A distributed warehouse stores data on a series of machines, with data organized in a way that allows for concurrent processing and high availability. It allows for improved performance as tasks are spread across multiple processors, and it also provides high availability because if one part of the system fails, the rest can continue to function.
13. Can you describe the process of data cleansing in a data warehouse?
Candidates should explain the process of data cleansing, emphasizing its importance in maintaining the accuracy and quality of data in a data warehouse.
Data cleansing in a data warehouse involves the identification and correction (or removal) of errors and inconsistencies in data. This is crucial because it ensures the quality and accuracy of data, which is vital for reliable analysis and reporting. The process may involve standardization, validation, and correction of data irregularities.

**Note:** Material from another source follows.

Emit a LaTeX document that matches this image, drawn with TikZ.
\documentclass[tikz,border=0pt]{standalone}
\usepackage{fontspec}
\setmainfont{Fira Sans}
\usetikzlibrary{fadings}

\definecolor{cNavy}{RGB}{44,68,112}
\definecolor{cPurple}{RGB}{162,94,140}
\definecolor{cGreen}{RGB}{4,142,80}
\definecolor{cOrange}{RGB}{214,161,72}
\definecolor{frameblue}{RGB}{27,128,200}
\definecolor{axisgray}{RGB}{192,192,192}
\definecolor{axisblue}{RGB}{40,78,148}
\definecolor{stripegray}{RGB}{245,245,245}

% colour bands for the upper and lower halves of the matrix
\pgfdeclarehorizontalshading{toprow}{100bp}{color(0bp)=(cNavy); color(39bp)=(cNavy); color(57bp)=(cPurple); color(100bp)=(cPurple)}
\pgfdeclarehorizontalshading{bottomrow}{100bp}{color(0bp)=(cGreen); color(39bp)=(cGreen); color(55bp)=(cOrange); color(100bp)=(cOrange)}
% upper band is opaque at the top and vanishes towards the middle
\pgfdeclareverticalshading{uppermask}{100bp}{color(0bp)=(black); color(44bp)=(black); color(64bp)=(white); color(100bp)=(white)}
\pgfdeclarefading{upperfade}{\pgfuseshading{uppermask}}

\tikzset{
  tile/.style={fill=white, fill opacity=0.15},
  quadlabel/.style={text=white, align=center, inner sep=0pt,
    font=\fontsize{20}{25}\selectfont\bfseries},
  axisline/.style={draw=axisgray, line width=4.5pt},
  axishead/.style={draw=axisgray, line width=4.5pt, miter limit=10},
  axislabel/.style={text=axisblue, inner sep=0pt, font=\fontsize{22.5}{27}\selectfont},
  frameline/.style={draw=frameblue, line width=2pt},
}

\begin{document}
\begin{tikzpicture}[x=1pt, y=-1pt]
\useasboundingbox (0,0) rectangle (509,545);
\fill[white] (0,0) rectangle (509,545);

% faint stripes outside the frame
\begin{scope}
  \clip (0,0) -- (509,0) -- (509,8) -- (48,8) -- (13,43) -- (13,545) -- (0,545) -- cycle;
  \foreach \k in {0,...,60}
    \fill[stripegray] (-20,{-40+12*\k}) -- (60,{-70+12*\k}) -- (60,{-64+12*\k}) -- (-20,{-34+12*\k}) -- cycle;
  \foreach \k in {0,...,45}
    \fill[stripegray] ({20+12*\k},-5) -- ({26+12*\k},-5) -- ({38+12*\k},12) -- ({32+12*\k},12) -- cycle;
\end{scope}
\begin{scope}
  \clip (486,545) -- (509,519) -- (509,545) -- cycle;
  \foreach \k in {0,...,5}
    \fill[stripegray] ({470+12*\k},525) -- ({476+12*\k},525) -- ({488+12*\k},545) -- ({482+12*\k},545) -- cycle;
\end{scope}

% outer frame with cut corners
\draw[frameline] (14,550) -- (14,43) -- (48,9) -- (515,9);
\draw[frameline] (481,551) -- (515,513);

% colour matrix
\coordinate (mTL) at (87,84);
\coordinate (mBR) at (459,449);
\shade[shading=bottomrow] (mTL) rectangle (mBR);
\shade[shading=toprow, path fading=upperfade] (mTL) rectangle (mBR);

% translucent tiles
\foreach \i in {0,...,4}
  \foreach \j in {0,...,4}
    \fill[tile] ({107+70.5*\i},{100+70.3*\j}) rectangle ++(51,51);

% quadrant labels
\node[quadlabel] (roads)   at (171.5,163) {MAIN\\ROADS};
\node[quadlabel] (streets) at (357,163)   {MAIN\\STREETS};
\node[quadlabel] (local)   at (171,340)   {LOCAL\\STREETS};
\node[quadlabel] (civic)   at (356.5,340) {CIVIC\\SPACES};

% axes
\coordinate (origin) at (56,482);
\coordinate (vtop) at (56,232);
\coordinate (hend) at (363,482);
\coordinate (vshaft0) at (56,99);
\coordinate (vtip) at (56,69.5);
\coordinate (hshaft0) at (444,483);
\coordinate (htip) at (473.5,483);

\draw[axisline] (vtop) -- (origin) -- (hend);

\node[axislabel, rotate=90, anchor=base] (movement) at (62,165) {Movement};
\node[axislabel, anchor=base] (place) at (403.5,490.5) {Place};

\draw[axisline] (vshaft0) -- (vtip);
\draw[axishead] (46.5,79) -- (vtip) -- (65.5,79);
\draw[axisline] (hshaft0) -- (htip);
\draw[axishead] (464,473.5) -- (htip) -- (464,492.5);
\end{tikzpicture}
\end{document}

14. Can you explain the role of business metadata in a data warehouse?
Applicants should recognize business metadata as information that provides context for business data. They should discuss its role in making data understandable and usable for business users.
Business metadata in a data warehouse provides context for business data. It includes details like data ownership, definitions, and business rules. This kind of metadata helps business users understand and use data properly, supporting effective data analysis and decision-making.
15. Can you discuss the concept of real-time data warehousing?
Candidates should define real-time data warehousing and discuss its benefits, such as providing current, up-to-date information for decision-making.
Real-time data warehousing involves the process of loading and providing access to data as soon as it is captured. This allows for more timely and accurate insights, as decision-making can be based on the most current data available. Real-time data warehousing can support immediate business decisions, enabling a business to be highly responsive to changes and events.